#### Task objective
Copy out the listing that follows exactly, dropping every picture.

====== Given material ======

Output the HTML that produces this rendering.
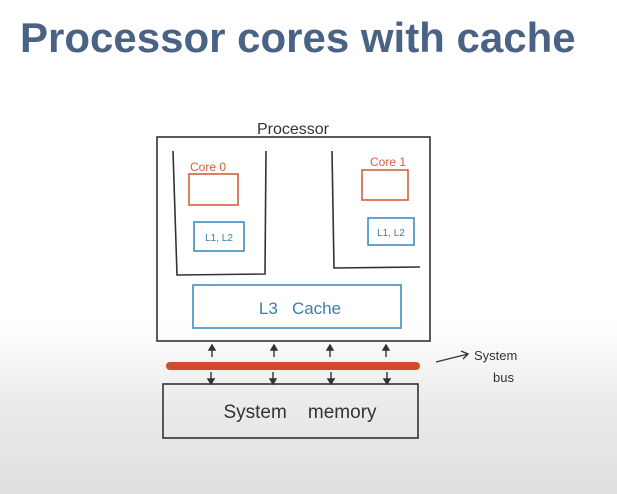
<!DOCTYPE html>
<html><head><style>
html,body{margin:0;padding:0}
body{width:617px;height:494px;overflow:hidden;background:linear-gradient(#fff 0,#fff 320px,#ececec 400px,#dedede 494px);font-family:"Liberation Sans",sans-serif;position:relative}
h1{position:absolute;left:20px;top:14px;margin:0;font-size:42px;font-weight:bold;color:#4a6385;letter-spacing:0px;white-space:nowrap}
svg{position:absolute;left:0;top:0}
</style></head><body>
<h1>Processor cores with cache</h1>
<svg width="617" height="494" viewBox="0 0 617 494" font-family="'Liberation Sans',sans-serif">
<g fill="none" stroke="#333" stroke-width="1.6">
<rect x="157" y="137" width="273" height="204"/>
<polyline points="173,151 177,275 265,274 266,151"/>
<polyline points="332,151 334,268 420,267"/>
<rect x="163" y="384" width="255" height="54"/>
</g>
<text x="293" y="134" font-size="16" text-anchor="middle" fill="#333">Processor</text>
<g fill="none" stroke="#d0603f" stroke-width="1.6">
<rect x="189" y="174" width="49" height="31"/>
<rect x="362" y="170" width="46" height="30"/>
</g>
<text x="190" y="171" font-size="12" fill="#d0603f">Core 0</text>
<text x="370" y="166" font-size="12" fill="#d0603f">Core 1</text>
<g fill="none" stroke="#3b8ec0" stroke-width="1.6">
<rect x="194" y="222" width="50" height="29"/>
<rect x="368" y="218" width="46" height="27"/>
<rect x="193" y="285" width="208" height="43"/>
</g>
<text x="219" y="241" font-size="10" text-anchor="middle" fill="#3b7ea8">L1, L2</text>
<text x="391" y="236" font-size="10" text-anchor="middle" fill="#3b7ea8">L1, L2</text>
<text x="300" y="314" font-size="17" text-anchor="middle" fill="#3b7ea8">L3&#160;&#160;&#160;Cache</text>
<line x1="170" y1="366" x2="416" y2="366" stroke="#d24a2a" stroke-width="8" stroke-linecap="round"/>
<g stroke="#333" stroke-width="1.4" fill="#333">
<line x1="212" y1="346" x2="212" y2="357"/><path d="M209,350 L212,345 L215,350Z"/>
<line x1="274" y1="346" x2="274" y2="357"/><path d="M271,350 L274,345 L277,350Z"/>
<line x1="330" y1="346" x2="330" y2="357"/><path d="M327,350 L330,345 L333,350Z"/>
<line x1="386" y1="346" x2="386" y2="357"/><path d="M383,350 L386,345 L389,350Z"/>
<line x1="211" y1="372" x2="211" y2="383"/><path d="M208,379 L211,384 L214,379Z"/>
<line x1="273" y1="372" x2="273" y2="383"/><path d="M270,379 L273,384 L276,379Z"/>
<line x1="331" y1="372" x2="331" y2="383"/><path d="M328,379 L331,384 L334,379Z"/>
<line x1="387" y1="372" x2="387" y2="383"/><path d="M384,379 L387,384 L390,379Z"/>
</g>
<path d="M436,362 L468,354 M461,351 L468,354 L463,359" fill="none" stroke="#333" stroke-width="1.4"/>
<text x="474" y="360" font-size="13" fill="#333">System</text>
<text x="493" y="382" font-size="13" fill="#333">bus</text>
<text x="300" y="418" font-size="19" text-anchor="middle" fill="#333">System&#160;&#160;&#160;&#160;memory</text>
</svg>
</body></html>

======

#### Finished task
Output the HTML that produces this rendering.
<!DOCTYPE html>
<html><head><style>
html,body{margin:0;padding:0}
body{width:617px;height:494px;overflow:hidden;background:linear-gradient(#fff 0,#fff 320px,#ececec 400px,#dedede 494px);font-family:"Liberation Sans",sans-serif;position:relative}
h1{position:absolute;left:20px;top:14px;margin:0;font-size:42px;font-weight:bold;color:#4a6385;letter-spacing:0px;white-space:nowrap}
svg{position:absolute;left:0;top:0}
</style></head><body>
<h1>Processor cores with cache</h1>
<svg width="617" height="494" viewBox="0 0 617 494" font-family="'Liberation Sans',sans-serif">
<g fill="none" stroke="#333" stroke-width="1.6">
<rect x="157" y="137" width="273" height="204"/>
<polyline points="173,151 177,275 265,274 266,151"/>
<polyline points="332,151 334,268 420,267"/>
<rect x="163" y="384" width="255" height="54"/>
</g>
<text x="293" y="134" font-size="16" text-anchor="middle" fill="#333">Processor</text>
<g fill="none" stroke="#d0603f" stroke-width="1.6">
<rect x="189" y="174" width="49" height="31"/>
<rect x="362" y="170" width="46" height="30"/>
</g>
<text x="190" y="171" font-size="12" fill="#d0603f">Core 0</text>
<text x="370" y="166" font-size="12" fill="#d0603f">Core 1</text>
<g fill="none" stroke="#3b8ec0" stroke-width="1.6">
<rect x="194" y="222" width="50" height="29"/>
<rect x="368" y="218" width="46" height="27"/>
<rect x="193" y="285" width="208" height="43"/>
</g>
<text x="219" y="241" font-size="10" text-anchor="middle" fill="#3b7ea8">L1, L2</text>
<text x="391" y="236" font-size="10" text-anchor="middle" fill="#3b7ea8">L1, L2</text>
<text x="300" y="314" font-size="17" text-anchor="middle" fill="#3b7ea8">L3&#160;&#160;&#160;Cache</text>
<line x1="170" y1="366" x2="416" y2="366" stroke="#d24a2a" stroke-width="8" stroke-linecap="round"/>
<g stroke="#333" stroke-width="1.4" fill="#333">
<line x1="212" y1="346" x2="212" y2="357"/><path d="M209,350 L212,345 L215,350Z"/>
<line x1="274" y1="346" x2="274" y2="357"/><path d="M271,350 L274,345 L277,350Z"/>
<line x1="330" y1="346" x2="330" y2="357"/><path d="M327,350 L330,345 L333,350Z"/>
<line x1="386" y1="346" x2="386" y2="357"/><path d="M383,350 L386,345 L389,350Z"/>
<line x1="211" y1="372" x2="211" y2="383"/><path d="M208,379 L211,384 L214,379Z"/>
<line x1="273" y1="372" x2="273" y2="383"/><path d="M270,379 L273,384 L276,379Z"/>
<line x1="331" y1="372" x2="331" y2="383"/><path d="M328,379 L331,384 L334,379Z"/>
<line x1="387" y1="372" x2="387" y2="383"/><path d="M384,379 L387,384 L390,379Z"/>
</g>
<path d="M436,362 L468,354 M461,351 L468,354 L463,359" fill="none" stroke="#333" stroke-width="1.4"/>
<text x="474" y="360" font-size="13" fill="#333">System</text>
<text x="493" y="382" font-size="13" fill="#333">bus</text>
<text x="300" y="418" font-size="19" text-anchor="middle" fill="#333">System&#160;&#160;&#160;&#160;memory</text>
</svg>
</body></html>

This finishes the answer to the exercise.